In Bounds v. Smith, , the Supreme Court held that the constitutional right of "meaningful access to the courts" can be satisfied by counsel or access to legal materials. Bounds has been interpreted by several United States courts of appeals to mean a pro se defendant does not have a constitutional right to access a prison law library to research his defense when access to the courts has been provided through appointed counsel.

==Geders rule==
Geders v. United States , 425 US 80, was a 1976 Supreme Court decision holding that the Sixth Amendment right to counsel was violated by a court order that prohibited a criminal defendant from consulting his attorney during an overnight recess. To avoid improperly influencing the defendant before cross-examination, the trial judge said the attorney must not consult with the defendant "about anything" during the overnight recess. Geders was convicted and his appeals made it to the Supreme Court. Because the right of criminal defendants to counsel applies at "every step in the proceedings", the Court said there were better ways to prevent witness "coaching".
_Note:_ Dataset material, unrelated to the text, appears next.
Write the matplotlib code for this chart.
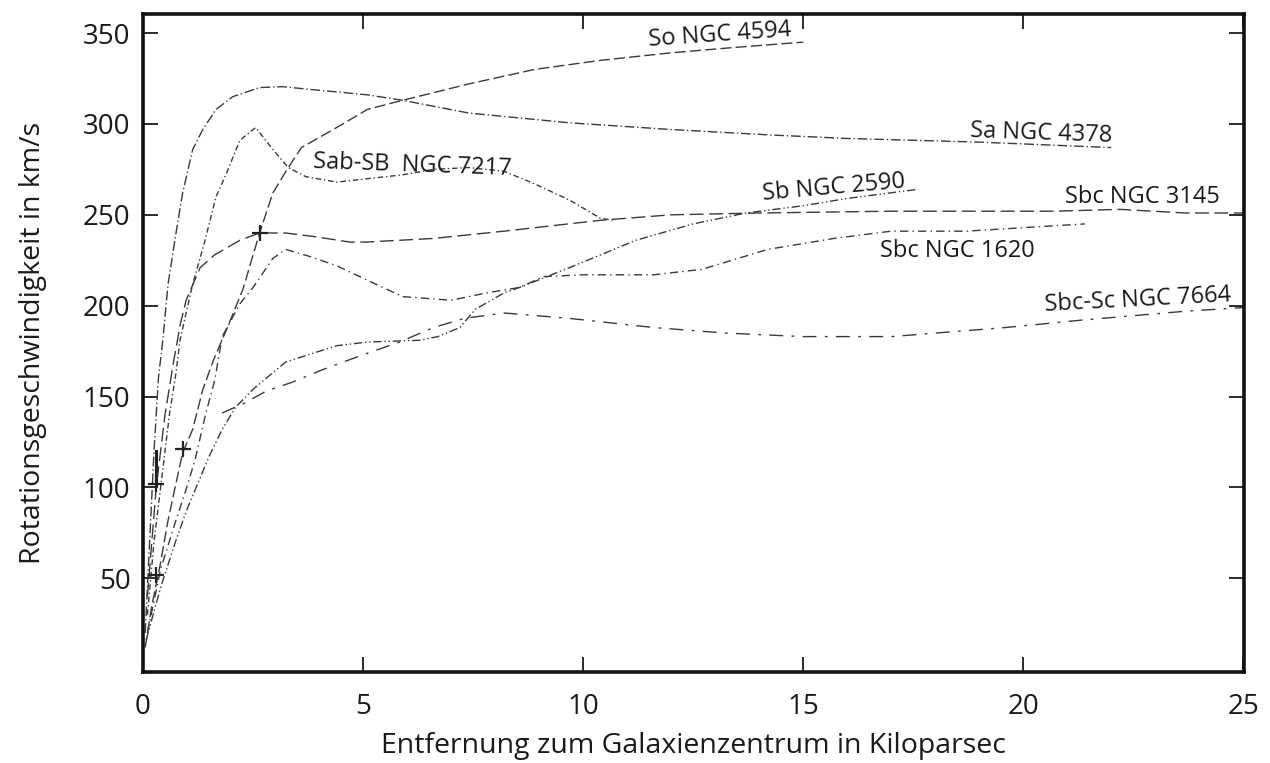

However, in 1989, Perry v. Leeke, 488 US 272, held that the Geders rule did not apply during a 15-minute recess between testimony and cross-examination. In October 2025, the Supreme Court heard argument in Villarreal v. Texas to decide whether a trial judge may prohibit conferring with a defendant during an overnight recess if the order is limited to discussion about the ongoing testimony.

==Similar state-law provisions==
In Louisiana, the state Supreme Court has discussed at what point the right to counsel attached under the state and federal constitutions in State v. Hattaway, 621 So. 2d 796 (La. 1993). In this case, the Court repeated the Brewer condition that the Sixth Amendment right to counsel attaches after the commencement of adverse judicial criminal proceedings, and that the right exists only during pre-trial confrontations that can be considered "critical stages" during adverse judicial criminal proceedings. 621 So.2d at 801. No clear definition of a critical stage was given, but interrogation of a defendant by police officers was offered as an example of a critical stage in that case.

Some states extend the right to counsel to all matters where a defendant's liberty interest is threatened. The New Jersey Supreme Court unanimously held that, regardless of whether the proceeding is labeled as civil, criminal, or administrative, if a defendant faces a loss of liberty, she or he is entitled to appointed counsel if indigent. Anne Pasqua, et al. v. Hon. Gerald J. Council, et al., 186 N.J. 127 (2006) (March 2006).

==Application to state offenses==
Until 1963, the right to counsel only applied to criminal defendants accused of federal crimes. However, in Gideon v. Wainwright, the Supreme Court held that the right to counsel also applied to state criminal defendants.